— start of Excerpted data —

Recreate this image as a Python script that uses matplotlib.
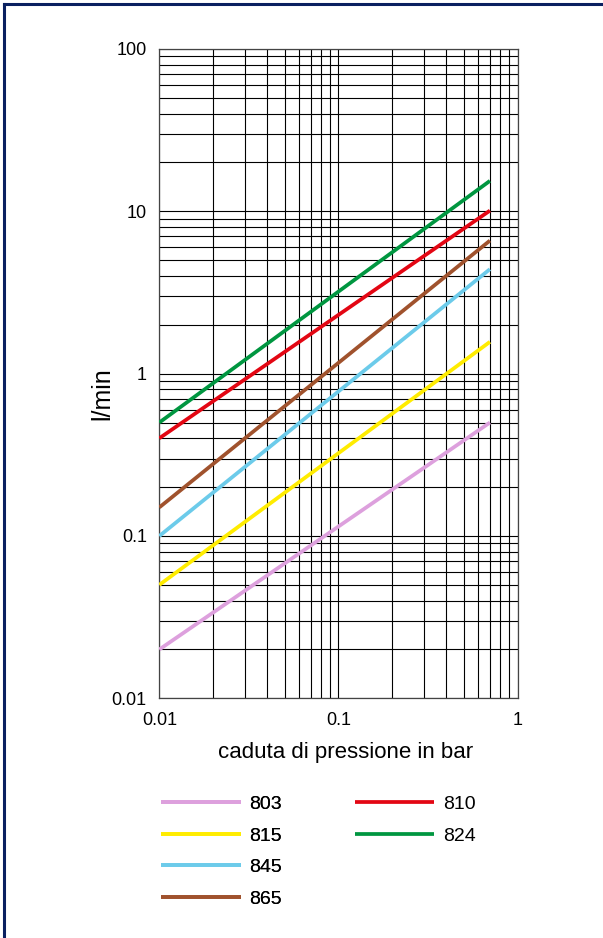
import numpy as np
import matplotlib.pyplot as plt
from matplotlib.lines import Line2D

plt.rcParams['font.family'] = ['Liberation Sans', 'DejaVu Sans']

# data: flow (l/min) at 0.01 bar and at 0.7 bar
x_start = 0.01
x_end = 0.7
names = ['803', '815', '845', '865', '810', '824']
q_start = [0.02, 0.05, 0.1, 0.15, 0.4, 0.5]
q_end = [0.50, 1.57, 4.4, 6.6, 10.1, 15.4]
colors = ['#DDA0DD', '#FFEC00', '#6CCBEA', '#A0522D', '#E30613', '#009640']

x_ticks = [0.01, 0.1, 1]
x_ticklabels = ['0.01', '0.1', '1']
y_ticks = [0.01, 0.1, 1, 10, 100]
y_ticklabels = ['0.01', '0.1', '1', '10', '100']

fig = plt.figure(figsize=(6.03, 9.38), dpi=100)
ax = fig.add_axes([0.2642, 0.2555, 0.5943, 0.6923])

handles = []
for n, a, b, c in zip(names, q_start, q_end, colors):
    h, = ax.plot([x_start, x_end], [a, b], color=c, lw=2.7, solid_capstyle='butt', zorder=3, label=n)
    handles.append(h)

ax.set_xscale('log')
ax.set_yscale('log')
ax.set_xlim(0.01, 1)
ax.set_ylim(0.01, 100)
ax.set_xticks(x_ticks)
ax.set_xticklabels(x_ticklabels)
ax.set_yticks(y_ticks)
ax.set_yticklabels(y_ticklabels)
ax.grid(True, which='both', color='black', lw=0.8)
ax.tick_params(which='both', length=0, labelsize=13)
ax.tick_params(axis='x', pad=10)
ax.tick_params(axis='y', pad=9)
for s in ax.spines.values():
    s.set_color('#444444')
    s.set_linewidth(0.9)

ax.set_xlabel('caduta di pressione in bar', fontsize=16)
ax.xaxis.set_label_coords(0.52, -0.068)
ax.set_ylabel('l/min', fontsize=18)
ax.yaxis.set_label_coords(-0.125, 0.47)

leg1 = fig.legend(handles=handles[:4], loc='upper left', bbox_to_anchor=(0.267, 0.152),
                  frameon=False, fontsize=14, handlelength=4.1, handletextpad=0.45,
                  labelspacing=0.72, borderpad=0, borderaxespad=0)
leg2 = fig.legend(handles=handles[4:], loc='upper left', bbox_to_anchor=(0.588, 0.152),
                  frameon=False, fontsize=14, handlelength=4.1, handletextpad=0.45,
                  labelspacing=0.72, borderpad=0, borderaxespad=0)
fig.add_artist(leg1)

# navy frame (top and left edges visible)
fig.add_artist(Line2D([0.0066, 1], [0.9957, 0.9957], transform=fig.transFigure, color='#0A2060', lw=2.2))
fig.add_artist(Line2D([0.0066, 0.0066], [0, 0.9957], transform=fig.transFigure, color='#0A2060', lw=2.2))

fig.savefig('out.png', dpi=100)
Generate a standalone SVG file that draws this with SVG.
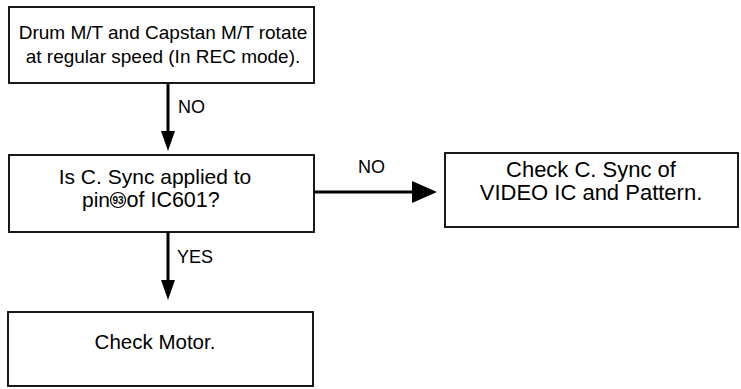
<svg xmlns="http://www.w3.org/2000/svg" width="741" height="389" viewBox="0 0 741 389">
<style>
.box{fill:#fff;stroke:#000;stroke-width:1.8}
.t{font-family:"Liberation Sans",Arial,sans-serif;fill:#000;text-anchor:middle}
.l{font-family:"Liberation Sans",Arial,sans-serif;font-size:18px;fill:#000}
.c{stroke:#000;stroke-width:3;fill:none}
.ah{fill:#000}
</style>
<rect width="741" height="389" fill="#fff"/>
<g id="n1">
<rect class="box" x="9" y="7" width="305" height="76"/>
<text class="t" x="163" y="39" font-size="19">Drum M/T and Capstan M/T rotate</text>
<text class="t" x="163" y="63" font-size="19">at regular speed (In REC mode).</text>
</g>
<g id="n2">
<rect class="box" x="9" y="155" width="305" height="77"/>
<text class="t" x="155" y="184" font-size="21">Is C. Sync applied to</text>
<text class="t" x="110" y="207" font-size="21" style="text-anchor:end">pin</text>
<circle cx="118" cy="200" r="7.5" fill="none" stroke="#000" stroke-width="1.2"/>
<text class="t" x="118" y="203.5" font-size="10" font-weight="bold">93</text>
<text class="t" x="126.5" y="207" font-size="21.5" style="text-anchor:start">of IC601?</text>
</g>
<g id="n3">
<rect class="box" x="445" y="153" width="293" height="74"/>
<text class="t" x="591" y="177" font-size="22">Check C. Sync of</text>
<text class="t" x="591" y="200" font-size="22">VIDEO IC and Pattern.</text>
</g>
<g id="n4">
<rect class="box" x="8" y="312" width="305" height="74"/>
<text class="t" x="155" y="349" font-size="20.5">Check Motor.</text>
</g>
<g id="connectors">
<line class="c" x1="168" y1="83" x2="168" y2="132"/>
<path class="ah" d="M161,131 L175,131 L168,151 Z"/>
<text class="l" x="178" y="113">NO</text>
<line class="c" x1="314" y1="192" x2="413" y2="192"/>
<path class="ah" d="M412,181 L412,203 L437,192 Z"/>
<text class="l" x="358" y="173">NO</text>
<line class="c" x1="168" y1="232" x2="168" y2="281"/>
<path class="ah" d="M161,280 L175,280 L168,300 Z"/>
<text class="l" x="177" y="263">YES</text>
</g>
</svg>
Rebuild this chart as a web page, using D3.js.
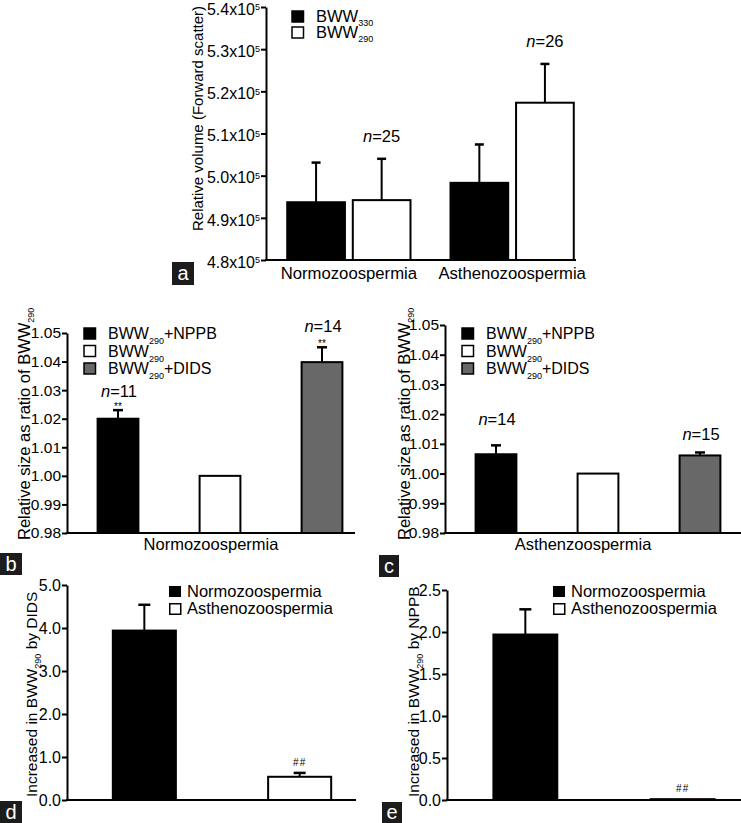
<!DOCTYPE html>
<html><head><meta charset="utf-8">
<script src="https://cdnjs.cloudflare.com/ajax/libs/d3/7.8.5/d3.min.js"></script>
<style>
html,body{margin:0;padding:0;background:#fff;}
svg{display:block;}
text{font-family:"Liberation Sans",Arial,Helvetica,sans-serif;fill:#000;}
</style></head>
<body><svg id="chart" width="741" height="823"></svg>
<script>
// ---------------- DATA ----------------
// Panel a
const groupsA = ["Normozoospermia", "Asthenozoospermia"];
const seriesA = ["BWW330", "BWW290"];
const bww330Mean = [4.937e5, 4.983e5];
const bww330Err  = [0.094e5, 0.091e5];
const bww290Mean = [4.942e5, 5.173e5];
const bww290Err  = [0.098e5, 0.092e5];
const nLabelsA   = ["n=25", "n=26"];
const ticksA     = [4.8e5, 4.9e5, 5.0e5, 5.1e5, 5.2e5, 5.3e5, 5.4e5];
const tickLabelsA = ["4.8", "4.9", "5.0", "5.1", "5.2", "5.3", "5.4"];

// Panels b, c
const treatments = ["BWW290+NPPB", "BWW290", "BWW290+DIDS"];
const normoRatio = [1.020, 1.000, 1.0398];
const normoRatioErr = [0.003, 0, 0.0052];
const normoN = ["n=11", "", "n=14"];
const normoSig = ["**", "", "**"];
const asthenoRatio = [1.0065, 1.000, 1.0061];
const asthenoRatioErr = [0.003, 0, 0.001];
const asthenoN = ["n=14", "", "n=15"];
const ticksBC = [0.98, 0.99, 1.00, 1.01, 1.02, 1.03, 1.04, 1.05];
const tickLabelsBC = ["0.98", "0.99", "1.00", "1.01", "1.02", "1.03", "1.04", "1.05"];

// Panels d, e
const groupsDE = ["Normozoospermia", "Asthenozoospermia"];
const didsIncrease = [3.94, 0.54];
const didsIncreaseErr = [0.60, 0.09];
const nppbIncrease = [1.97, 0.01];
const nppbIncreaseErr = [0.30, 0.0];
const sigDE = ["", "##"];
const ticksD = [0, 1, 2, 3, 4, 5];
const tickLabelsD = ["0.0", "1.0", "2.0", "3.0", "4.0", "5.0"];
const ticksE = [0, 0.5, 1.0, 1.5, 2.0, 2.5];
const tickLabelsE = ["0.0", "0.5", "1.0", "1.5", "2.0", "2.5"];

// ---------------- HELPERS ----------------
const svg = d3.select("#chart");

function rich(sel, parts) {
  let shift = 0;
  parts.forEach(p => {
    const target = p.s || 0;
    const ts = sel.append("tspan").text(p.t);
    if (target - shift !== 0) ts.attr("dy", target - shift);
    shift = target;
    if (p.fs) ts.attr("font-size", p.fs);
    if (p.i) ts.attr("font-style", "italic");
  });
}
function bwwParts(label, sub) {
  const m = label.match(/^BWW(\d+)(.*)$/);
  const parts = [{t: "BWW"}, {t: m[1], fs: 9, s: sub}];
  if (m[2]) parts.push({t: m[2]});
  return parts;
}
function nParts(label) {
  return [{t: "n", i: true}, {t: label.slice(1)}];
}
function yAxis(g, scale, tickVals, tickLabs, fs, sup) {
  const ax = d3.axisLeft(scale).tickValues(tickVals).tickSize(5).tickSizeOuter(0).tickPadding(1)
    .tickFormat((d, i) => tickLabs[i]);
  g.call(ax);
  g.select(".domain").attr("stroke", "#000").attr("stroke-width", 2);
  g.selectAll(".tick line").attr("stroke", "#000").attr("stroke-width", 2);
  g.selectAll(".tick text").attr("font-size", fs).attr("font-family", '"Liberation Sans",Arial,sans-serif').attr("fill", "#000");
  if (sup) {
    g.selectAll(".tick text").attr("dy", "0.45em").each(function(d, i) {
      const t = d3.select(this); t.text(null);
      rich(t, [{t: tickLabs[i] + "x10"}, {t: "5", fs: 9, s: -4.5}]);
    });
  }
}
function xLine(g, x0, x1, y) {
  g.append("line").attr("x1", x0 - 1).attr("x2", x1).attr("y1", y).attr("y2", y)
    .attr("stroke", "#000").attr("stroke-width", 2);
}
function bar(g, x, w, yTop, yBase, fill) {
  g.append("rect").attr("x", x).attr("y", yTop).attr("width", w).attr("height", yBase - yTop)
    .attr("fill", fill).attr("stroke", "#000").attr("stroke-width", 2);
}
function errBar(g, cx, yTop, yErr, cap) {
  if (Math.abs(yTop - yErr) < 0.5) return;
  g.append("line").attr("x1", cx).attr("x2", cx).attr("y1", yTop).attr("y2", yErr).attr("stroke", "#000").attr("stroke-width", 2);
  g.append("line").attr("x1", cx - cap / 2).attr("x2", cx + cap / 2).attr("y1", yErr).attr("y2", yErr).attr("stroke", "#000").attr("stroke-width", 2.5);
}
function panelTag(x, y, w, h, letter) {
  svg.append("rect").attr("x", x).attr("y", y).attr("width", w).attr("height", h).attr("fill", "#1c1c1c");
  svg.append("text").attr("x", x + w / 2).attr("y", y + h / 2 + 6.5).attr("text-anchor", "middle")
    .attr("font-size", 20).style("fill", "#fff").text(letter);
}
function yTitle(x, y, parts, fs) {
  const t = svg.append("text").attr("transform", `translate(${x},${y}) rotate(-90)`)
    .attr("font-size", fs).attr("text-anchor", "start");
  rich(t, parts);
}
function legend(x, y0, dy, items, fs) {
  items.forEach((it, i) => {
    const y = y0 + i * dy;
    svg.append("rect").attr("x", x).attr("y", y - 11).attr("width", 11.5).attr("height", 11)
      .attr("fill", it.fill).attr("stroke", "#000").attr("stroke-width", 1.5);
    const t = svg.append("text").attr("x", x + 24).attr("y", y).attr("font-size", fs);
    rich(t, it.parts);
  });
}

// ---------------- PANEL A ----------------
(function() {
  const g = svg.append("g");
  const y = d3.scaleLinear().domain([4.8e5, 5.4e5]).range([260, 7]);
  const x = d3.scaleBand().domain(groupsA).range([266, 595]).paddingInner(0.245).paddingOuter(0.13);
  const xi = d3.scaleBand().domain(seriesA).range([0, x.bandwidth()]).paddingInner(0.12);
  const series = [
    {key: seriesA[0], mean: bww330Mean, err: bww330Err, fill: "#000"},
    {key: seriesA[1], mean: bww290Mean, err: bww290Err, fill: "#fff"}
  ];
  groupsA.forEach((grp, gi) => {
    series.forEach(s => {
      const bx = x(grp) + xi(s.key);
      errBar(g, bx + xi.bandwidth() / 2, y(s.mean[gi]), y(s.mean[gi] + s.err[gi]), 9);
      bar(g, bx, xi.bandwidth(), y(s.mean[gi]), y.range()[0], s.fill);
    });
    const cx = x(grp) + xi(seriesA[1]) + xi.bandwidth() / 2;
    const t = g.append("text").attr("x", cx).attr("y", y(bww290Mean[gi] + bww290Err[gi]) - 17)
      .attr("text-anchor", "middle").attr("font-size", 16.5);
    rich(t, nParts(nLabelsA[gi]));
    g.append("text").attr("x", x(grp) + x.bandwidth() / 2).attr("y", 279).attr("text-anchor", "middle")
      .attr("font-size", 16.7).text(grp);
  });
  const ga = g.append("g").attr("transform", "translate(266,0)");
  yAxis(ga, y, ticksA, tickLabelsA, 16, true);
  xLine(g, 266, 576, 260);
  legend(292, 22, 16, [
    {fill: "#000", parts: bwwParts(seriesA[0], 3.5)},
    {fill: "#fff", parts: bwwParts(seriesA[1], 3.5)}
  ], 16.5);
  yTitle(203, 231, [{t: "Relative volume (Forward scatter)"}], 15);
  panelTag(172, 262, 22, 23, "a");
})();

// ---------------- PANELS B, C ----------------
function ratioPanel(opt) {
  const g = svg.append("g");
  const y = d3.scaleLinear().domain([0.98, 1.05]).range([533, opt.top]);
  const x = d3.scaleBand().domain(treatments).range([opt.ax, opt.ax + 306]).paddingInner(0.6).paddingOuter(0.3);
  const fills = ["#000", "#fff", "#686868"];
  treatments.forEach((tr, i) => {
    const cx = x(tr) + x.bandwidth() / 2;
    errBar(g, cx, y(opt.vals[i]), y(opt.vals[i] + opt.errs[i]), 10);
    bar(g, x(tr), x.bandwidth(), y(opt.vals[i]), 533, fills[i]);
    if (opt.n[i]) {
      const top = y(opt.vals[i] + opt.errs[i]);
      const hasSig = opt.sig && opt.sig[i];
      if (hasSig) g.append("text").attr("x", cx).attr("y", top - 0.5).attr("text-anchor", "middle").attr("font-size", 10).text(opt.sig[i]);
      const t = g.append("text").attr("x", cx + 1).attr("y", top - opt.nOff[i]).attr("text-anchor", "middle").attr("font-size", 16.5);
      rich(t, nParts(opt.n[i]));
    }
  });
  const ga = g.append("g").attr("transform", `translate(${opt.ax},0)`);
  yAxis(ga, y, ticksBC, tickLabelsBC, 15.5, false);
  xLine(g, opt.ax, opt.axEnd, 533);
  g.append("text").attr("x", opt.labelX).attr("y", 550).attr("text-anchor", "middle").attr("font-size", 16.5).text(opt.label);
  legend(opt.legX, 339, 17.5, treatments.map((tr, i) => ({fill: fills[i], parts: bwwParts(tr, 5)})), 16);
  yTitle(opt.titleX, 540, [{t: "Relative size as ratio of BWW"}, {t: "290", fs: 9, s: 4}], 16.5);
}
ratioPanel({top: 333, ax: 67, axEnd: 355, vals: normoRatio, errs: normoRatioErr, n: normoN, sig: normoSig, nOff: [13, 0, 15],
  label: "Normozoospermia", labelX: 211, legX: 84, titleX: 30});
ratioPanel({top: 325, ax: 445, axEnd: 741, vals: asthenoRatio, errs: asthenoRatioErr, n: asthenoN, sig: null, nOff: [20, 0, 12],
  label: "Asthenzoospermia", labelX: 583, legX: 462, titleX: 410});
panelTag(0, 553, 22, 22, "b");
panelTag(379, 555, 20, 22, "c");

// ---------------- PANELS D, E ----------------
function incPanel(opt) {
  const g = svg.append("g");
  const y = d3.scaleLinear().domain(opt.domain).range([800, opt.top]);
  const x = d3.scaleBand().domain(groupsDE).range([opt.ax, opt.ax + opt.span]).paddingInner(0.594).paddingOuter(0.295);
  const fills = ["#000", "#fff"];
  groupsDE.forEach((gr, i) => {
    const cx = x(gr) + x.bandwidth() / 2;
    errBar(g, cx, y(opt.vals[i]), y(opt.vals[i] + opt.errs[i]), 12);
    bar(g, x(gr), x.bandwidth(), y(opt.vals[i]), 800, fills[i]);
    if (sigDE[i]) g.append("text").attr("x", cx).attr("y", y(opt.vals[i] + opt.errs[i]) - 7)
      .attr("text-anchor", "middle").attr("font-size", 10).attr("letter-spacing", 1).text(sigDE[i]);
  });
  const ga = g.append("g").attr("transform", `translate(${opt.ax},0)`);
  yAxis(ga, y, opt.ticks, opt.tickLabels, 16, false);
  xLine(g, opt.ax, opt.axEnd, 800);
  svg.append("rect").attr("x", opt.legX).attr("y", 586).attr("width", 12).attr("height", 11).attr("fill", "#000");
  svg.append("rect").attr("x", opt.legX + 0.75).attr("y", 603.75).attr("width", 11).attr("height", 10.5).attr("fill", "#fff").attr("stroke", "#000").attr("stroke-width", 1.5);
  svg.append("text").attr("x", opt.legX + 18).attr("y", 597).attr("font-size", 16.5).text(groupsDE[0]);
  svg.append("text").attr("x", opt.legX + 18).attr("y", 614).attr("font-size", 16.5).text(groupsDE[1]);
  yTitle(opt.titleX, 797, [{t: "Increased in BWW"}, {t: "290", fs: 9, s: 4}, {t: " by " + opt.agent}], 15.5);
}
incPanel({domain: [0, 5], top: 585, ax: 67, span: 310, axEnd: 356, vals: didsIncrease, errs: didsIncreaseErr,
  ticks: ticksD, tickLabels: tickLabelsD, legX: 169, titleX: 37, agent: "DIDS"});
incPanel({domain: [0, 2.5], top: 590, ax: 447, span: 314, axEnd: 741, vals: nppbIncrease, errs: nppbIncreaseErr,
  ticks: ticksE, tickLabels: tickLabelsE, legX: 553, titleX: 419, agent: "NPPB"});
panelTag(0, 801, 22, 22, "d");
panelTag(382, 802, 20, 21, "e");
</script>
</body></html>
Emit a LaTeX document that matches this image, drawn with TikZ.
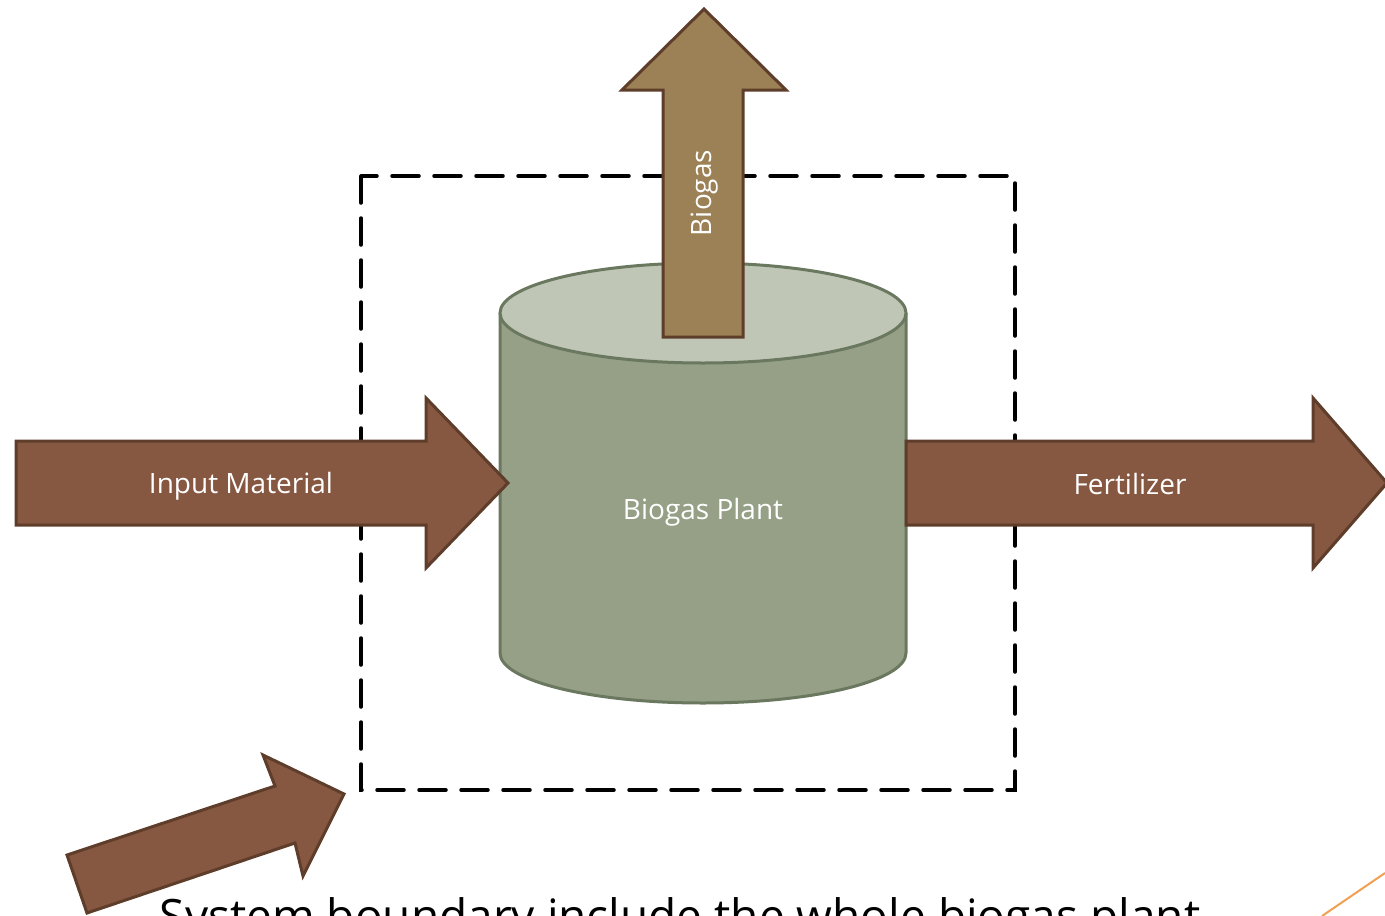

— end of Excerpted data —

Restate the material word for word from its first line through the line containing "plt.rcParams['font.family'] = ['Liberation", both included; the pictures do not belong in it.

Recreate this image as a Python script that uses matplotlib.
import numpy as np
import matplotlib.pyplot as plt
from matplotlib.lines import Line2D

plt.rcParams['font.family'] = ['Liberation Sans', 'DejaVu Sans']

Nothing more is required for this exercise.